For the last few days I have been concentrating on digging through the debris and cleaning up the mess left behind. Of course there have been moments of tears, but also little discoveries of joy. Such as both boys birth certificates. Sure they are singed on the edges, but the little ink footprints are still visible. We also found my wife's rosary, my class ring, a few pieces of Jennifer's Department 56 Halloween village, and a handful of Chuck E Cheese tokens. Many thanks to my nephew who along with help from his football buddies made most of those discoveries by digging through the watery black muck.
There have also been some oddities.
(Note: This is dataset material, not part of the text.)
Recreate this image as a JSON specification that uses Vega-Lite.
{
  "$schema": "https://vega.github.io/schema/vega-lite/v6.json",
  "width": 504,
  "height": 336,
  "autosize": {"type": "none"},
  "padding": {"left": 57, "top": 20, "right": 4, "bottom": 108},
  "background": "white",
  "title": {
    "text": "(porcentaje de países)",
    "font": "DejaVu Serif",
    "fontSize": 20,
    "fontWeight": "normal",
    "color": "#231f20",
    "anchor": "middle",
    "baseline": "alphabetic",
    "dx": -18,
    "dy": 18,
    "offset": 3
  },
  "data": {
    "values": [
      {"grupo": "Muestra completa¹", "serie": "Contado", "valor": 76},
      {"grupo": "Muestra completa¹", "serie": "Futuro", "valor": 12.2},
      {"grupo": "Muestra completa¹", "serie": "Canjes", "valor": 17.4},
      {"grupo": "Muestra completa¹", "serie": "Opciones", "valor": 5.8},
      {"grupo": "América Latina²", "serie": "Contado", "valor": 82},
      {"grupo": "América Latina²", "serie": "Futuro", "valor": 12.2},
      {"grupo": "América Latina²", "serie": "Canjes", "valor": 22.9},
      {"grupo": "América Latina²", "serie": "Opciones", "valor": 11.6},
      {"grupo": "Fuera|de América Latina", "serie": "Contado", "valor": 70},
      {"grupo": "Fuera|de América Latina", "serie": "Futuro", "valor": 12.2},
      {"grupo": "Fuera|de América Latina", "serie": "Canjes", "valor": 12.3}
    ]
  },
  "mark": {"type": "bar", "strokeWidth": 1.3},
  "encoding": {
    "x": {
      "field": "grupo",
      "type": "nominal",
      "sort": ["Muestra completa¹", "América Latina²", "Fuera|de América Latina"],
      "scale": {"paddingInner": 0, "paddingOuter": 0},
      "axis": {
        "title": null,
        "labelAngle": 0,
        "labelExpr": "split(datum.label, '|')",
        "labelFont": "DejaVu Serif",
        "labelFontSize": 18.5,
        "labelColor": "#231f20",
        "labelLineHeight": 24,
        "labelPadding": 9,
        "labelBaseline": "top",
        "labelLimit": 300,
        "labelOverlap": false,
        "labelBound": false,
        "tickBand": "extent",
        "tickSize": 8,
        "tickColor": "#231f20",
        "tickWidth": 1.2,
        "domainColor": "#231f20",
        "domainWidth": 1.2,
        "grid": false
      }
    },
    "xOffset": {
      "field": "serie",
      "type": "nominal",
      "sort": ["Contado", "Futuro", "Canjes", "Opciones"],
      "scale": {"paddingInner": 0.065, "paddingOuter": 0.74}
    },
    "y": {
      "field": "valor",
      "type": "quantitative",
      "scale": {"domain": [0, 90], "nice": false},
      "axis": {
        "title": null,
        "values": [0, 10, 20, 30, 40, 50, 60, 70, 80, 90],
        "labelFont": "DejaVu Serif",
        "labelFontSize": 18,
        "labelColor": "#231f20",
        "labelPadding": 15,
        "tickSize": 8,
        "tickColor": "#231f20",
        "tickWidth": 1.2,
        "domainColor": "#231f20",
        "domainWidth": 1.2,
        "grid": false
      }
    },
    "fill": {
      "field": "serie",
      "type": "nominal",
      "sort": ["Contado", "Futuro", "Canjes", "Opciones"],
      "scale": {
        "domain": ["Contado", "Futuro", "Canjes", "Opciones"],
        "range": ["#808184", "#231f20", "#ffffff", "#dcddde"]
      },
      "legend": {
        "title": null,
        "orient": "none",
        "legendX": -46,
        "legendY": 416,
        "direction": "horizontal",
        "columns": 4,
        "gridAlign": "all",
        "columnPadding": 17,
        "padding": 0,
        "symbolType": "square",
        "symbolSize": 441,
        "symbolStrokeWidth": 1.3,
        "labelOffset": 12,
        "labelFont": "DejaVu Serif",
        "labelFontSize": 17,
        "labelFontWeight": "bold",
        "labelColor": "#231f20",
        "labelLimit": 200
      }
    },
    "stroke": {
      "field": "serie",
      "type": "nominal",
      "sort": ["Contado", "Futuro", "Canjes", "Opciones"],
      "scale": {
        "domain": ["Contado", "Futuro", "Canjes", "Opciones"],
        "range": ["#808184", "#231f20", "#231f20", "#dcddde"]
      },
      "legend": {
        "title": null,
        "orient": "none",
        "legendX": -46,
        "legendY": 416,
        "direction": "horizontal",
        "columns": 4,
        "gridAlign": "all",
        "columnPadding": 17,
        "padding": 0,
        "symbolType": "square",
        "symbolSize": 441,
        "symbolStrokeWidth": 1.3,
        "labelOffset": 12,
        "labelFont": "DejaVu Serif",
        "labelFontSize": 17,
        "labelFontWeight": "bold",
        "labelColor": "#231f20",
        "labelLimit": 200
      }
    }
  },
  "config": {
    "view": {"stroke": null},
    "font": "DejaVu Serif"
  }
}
The fire got hot enough to actually melt our refrigerator down to nearly half it's original size, yet a bottle of ketchup inside didn't so much as warp. And along with cockroaches add green shag carpet to the list of things that could survive a nuclear attack. Yes, sadly I really did have green shag carpet in my house, in the very room where the fir started and large sections of that carpet survived and are just as ugly now as they were before the blaze.
Friends help me load all of the metal that was once our household appliances and what not onto a trailer. We took the load to the local scrap yard where a man paid me a thirty five dollars for what once was a our fridge, freezer, washer and dryer and other assorted metals. One of the toughest moments for me was watching the giant magnet lift my world goods and deposit them atop a huge pile of rusting metal. I'll admit it, I shed a few tears as I stared at my blackened things settle in among the refuge of others. Some how it felt final, like dropping a handful of dirt into an open grave. Though, I'm afraid there are still more such moments to come.
But thanks to the compassion of so many of you, I know that both me and my family will get through them. For that I am grateful and again, I say thank you.